With one out, he made a crucial mistake by walking Raul Mondesi. After Carlos Delgado singled to right, moving Mondesi to second, the Sox did something painfully reminiscent of past seasons: They allowed an uncontested double steal, which put Mondesi 90 feet from the plate with one out.

Varitek said he was expecting a fastball from Urbina instead of the slider he threw, which hindered his chance to make a play. But Little indicated the problem began before Urbina released the pitch.

“Maybe we didn’t keep enough attention on [holding] Mondesi at second base,” he said.

After Urbina intentionally walked Cruz, Mondesi scored on a sacrifice fly to center by Fletcher, who last year ranked third-worst in the American League in grounding into double plays (18). Fletcher said he figured Urbina was trying to set him up for a double play ball.

“I just had to keep from trying to pull the ball,” Fletcher said. “I was able to get it up in the air with my natural swing.”

Despite a one-out single by Clark in the ninth - and Rickey Henderson’s Boston debut as a pinch runner - the Sox were snuffed.

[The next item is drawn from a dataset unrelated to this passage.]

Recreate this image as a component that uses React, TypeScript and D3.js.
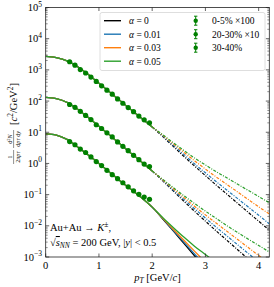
import React from 'react';
import * as d3 from 'd3';

// chart frame, same idea as the margin convention
const W = 274;
const H = 287;
const plot = { left: 45.7, right: 269.3, top: 7.5, bottom: 257 };

const alphaLabels = ['0', '0.01', '0.03', '0.05'];
const alphaColors = ['#000000', '#1f77b4', '#ff7f0e', '#2ca02c'];
const centralityLabels = ['0-5% \u00d7100', '20-30% \u00d710', '30-40%'];

// model grid in pT [GeV/c]
const pTGrid = [0, 0.2, 0.4, 0.6, 0.8, 1.0, 1.2, 1.4, 1.6, 1.8, 2.0, 2.2, 2.4, 2.6, 2.8, 3.0, 3.2, 3.4, 3.6, 3.8, 4.0, 4.2];

// 0-5% x100: identical for every alpha up to pT = 2
const c05Common = [2690, 2450, 1950, 1260, 708, 372, 195, 102, 53.7, 28.2, 14.8];
const c05a0 = [7.24, 3.47, 1.66, 0.813, 0.407, 0.204, 0.105, 0.0537, 0.0275, 0.0141, 0.00724];
const c05a1 = [7.59, 3.8, 1.91, 0.955, 0.501, 0.263, 0.141, 0.0759, 0.0407, 0.0219, 0.0115];
const c05a3 = [7.94, 4.17, 2.24, 1.2, 0.661, 0.372, 0.214, 0.123, 0.0708, 0.0407, 0.024];
const c05a5 = [8.32, 4.57, 2.57, 1.48, 0.891, 0.55, 0.347, 0.219, 0.138, 0.0871, 0.055];

// 20-30% x10
const c2030Common = [132, 120, 91.2, 55.0, 29.5, 15.5, 8.13, 4.17, 2.14, 1.12, 0.575];
const c2030a0 = [0.275, 0.129, 0.0603, 0.0288, 0.0141, 0.00692, 0.00347, 0.00174, 0.000871, 0.000447, 0.000229];
const c2030a1 = [0.282, 0.138, 0.0692, 0.0347, 0.0178, 0.00912, 0.00479, 0.00251, 0.00132, 0.000692, 0.000363];
const c2030a3 = [0.295, 0.151, 0.0794, 0.0417, 0.0224, 0.0123, 0.00676, 0.00372, 0.00204, 0.00112, 0.000617];
const c2030a5 = [0.309, 0.166, 0.0912, 0.0513, 0.0295, 0.0174, 0.0102, 0.00617, 0.0038, 0.00234, 0.00145];

// 30-40% (only down to the bottom of the frame)
const c3040Common = [8.91, 8.13, 5.89, 3.39, 1.86, 1.0, 0.525, 0.275, 0.148, 0.0794, 0.0398];
const c3040a0 = [0.0166, 0.00676, 0.00269, 0.00107, 0.000427, 0.00017];
const c3040a1 = [0.017, 0.00708, 0.00295, 0.00123, 0.000513, 0.000214];
const c3040a3 = [0.0174, 0.00759, 0.00339, 0.00151, 0.000676, 0.000302];
const c3040a5 = [0.0182, 0.00871, 0.00427, 0.00219, 0.0012, 0.000661];

// measured points
const dataPT = [0.45, 0.55, 0.65, 0.75, 0.85, 0.95, 1.05, 1.15, 1.25, 1.35, 1.45, 1.55, 1.65, 1.75, 1.85, 1.95];
const data05 = [1820, 1410, 1020, 794, 589, 427, 309, 224, 166, 117, 85.1, 61.7, 45.7, 33.1, 25.1, 20.0];
const data2030 = [77.6, 63.1, 46.8, 34.7, 25.4, 17.4, 13.2, 9.55, 7.08, 4.9, 3.55, 2.57, 1.82, 1.32, 0.955, 0.794];
const data3040 = [5.01, 3.98, 2.88, 2.24, 1.62, 1.15, 0.851, 0.603, 0.437, 0.324, 0.24, 0.178, 0.132, 0.102, 0.0832, 0.0708];

const xTicks = [0, 1, 2, 3, 4];
const yExps = [-3, -2, -1, 0, 1, 2, 3, 4, 5];

const x = d3.scaleLinear().domain([0, 4.2]).range([plot.left, plot.right]);
const y = d3.scaleLog().domain([1e-3, 1e5]).range([plot.bottom, plot.top]);

const serif = '"Liberation Serif", "DejaVu Serif", serif';

type Pt = [number, number];
const line = d3.line<Pt>().x(d => x(d[0])).y(d => y(d[1])).curve(d3.curveMonotoneX);

function pairs(ps: number[], vs: number[]): Pt[] {
  return vs.map((v, i) => [ps[i], v] as Pt);
}

const groups = [
  { common: c05Common, tails: [c05a0, c05a1, c05a3, c05a5], dashedTail: true },
  { common: c2030Common, tails: [c2030a0, c2030a1, c2030a3, c2030a5], dashedTail: true },
  { common: c3040Common, tails: [c3040a0, c3040a1, c3040a3, c3040a5], dashedTail: false }
];

const dataSets = [data05, data2030, data3040];

function Ten({ e }: { e: number }) {
  return (
    <>
      10<tspan dy={-4.5} fontSize={7.5}>{e < 0 ? '\u2212' + Math.abs(e) : e}</tspan>
    </>
  );
}

export default function App() {
  const minor: number[] = [];
  for (let e = -3; e < 5; e++) for (let k = 2; k < 10; k++) minor.push(k * Math.pow(10, e));

  return (
    <svg width={W} height={H} style={{ position: 'absolute', left: 0, top: 0, background: '#fff' }} fontFamily={serif}>
      <defs>
        <clipPath id="plotclip">
          <rect x={plot.left} y={plot.top} width={plot.right - plot.left} height={plot.bottom - plot.top} />
        </clipPath>
      </defs>

      <g clipPath="url(#plotclip)">
        {groups.map((g, gi) =>
          g.tails.map((tail, ai) => {
            const low = pairs(pTGrid, g.common);
            const high = pairs(pTGrid.slice(g.common.length - 1), [g.common[g.common.length - 1], ...tail]);
            if (!g.dashedTail) {
              return (
                <path key={`${gi}-${ai}`} d={line([...low, ...high.slice(1)]) || ''} fill="none"
                  stroke={alphaColors[ai]} strokeWidth={1.3} />
              );
            }
            return (
              <g key={`${gi}-${ai}`}>
                <path d={line(low) || ''} fill="none" stroke={alphaColors[ai]} strokeWidth={1.3} />
                <path d={line(high) || ''} fill="none" stroke={alphaColors[ai]} strokeWidth={1.2}
                  strokeDasharray="3,1.4,1,1.4" />
              </g>
            );
          })
        )}

        {dataSets.map((ds, di) =>
          ds.map((v, i) => (
            <circle key={`${di}-${i}`} cx={x(dataPT[i])} cy={y(v)} r={2.6} fill="#008000" />
          ))
        )}
      </g>

      {/* frame */}
      <rect x={plot.left} y={plot.top} width={plot.right - plot.left} height={plot.bottom - plot.top}
        fill="none" stroke="#222" strokeWidth={0.8} />

      {/* x ticks */}
      {xTicks.map(t => (
        <g key={'x' + t}>
          <line x1={x(t)} x2={x(t)} y1={plot.bottom} y2={plot.bottom - 3.5} stroke="#222" strokeWidth={0.7} />
          <line x1={x(t)} x2={x(t)} y1={plot.top} y2={plot.top + 3.5} stroke="#222" strokeWidth={0.7} />
          <text x={x(t)} y={268.5} fontSize={10.5} textAnchor="middle">{t}</text>
        </g>
      ))}

      {/* y ticks */}
      {yExps.map(e => (
        <g key={'y' + e}>
          <line x1={plot.left} x2={plot.left + 3.5} y1={y(Math.pow(10, e))} y2={y(Math.pow(10, e))} stroke="#222" strokeWidth={0.7} />
          <line x1={plot.right} x2={plot.right - 3.5} y1={y(Math.pow(10, e))} y2={y(Math.pow(10, e))} stroke="#222" strokeWidth={0.7} />
          <text x={42} y={y(Math.pow(10, e)) + 3.5} fontSize={10.5} textAnchor="end"><Ten e={e} /></text>
        </g>
      ))}
      {minor.map((m, i) => (
        <g key={'m' + i}>
          <line x1={plot.left} x2={plot.left + 2} y1={y(m)} y2={y(m)} stroke="#222" strokeWidth={0.5} />
          <line x1={plot.right} x2={plot.right - 2} y1={y(m)} y2={y(m)} stroke="#222" strokeWidth={0.5} />
        </g>
      ))}

      {/* axis labels */}
      <text x={(plot.left + plot.right) / 2} y={281} fontSize={10.5} textAnchor="middle">
        <tspan fontStyle="italic">p</tspan><tspan fontSize={7.5} dy={2} fontStyle="italic">T</tspan>
        <tspan dy={-2}> [GeV/</tspan><tspan fontStyle="italic">c</tspan>]
      </text>

      <g transform="translate(17,112) rotate(-90)">
        <text x={-45} y={-5} fontSize={6} textAnchor="middle">1</text>
        <line x1={-52} x2={-38} y1={-3.4} y2={-3.4} stroke="#222" strokeWidth={0.5} />
        <text x={-45} y={2.6} fontSize={6} textAnchor="middle">
          2π<tspan fontStyle="italic">p</tspan><tspan fontSize={4.5} fontStyle="italic">T</tspan>
        </text>
        <text x={-27} y={-5} fontSize={6} textAnchor="middle">
          d<tspan fontSize={4.5} dy={-2}>2</tspan><tspan dy={2} fontStyle="italic">N</tspan>
        </text>
        <line x1={-36} x2={-18} y1={-3.4} y2={-3.4} stroke="#222" strokeWidth={0.5} />
        <text x={-27} y={2.6} fontSize={6} textAnchor="middle">
          d<tspan fontStyle="italic">p</tspan><tspan fontSize={4.5} fontStyle="italic">T</tspan> d<tspan fontStyle="italic">y</tspan>
        </text>
        <text x={-13} y={0} fontSize={10.5}>
          [<tspan fontStyle="italic">c</tspan><tspan fontSize={7.5} dy={-4}>2</tspan><tspan dy={4}>/GeV</tspan><tspan fontSize={7.5} dy={-4}>2</tspan><tspan dy={4}>]</tspan>
        </text>
      </g>

      {/* annotation */}
      <text x={50} y={231} fontSize={10.5}>
        Au+Au → <tspan fontStyle="italic">K</tspan><tspan fontSize={7.5} dy={-4}>±</tspan><tspan dy={4}>,</tspan>
      </text>
      <text x={50} y={246} fontSize={10.5}>
        √<tspan fontStyle="italic" textDecoration="overline">s</tspan><tspan fontSize={7.5} dy={2} fontStyle="italic">NN</tspan>
        <tspan dy={-2}> = 200 GeV, |</tspan><tspan fontStyle="italic">y</tspan>| &lt; 0.5
      </text>

      {/* legend */}
      <rect x={100} y={12.5} width={165} height={58} rx={2} fill="#fff" fillOpacity={0.85} stroke="#d6d6d6" strokeWidth={0.8} />
      {alphaLabels.map((a, i) => {
        const ly = 20.7 + i * 13.5;
        return (
          <g key={'la' + a}>
            <line x1={104} x2={121} y1={ly} y2={ly} stroke={alphaColors[i]} strokeWidth={1.4} />
            <text x={129} y={ly + 3.3} fontSize={9.5}>
              <tspan fontStyle="italic">α</tspan> = {a}
            </text>
          </g>
        );
      })}
      {centralityLabels.map((c, i) => {
        const ly = 20.7 + i * 13.5;
        return (
          <g key={'lc' + i}>
            <line x1={195.7} x2={195.7} y1={ly - 4.5} y2={ly + 4.5} stroke="#008000" strokeWidth={1} />
            <line x1={194} x2={197.4} y1={ly - 4.5} y2={ly - 4.5} stroke="#008000" strokeWidth={1} />
            <line x1={194} x2={197.4} y1={ly + 4.5} y2={ly + 4.5} stroke="#008000" strokeWidth={1} />
            <circle cx={195.7} cy={ly} r={2.2} fill="#008000" />
            <text x={212} y={ly + 3.3} fontSize={9.5}>{c}</text>
          </g>
        );
      })}
    </svg>
  );
}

So much for Martinez, Garciaparra, and Manny Ramirez playing together for the first time. Sox pitchers yielded more runs in a day than the team’s staff did in its first seven games last year. And Little’s major league managerial debut - sweet at the start - was a bust.

“It’s probably a feeling that’s second to none I’ve ever had in my life,” he said of starting the season as the skipper. “The next best feeling is going to be winning a game, and that’s probably going to happen pretty soon.”

The only consolation: Roger Clemens (eight runs in 4 1/3 innings) pitched as poorly as Martinez as the Yankees bowed to the Orioles, 10-3, in Baltimore.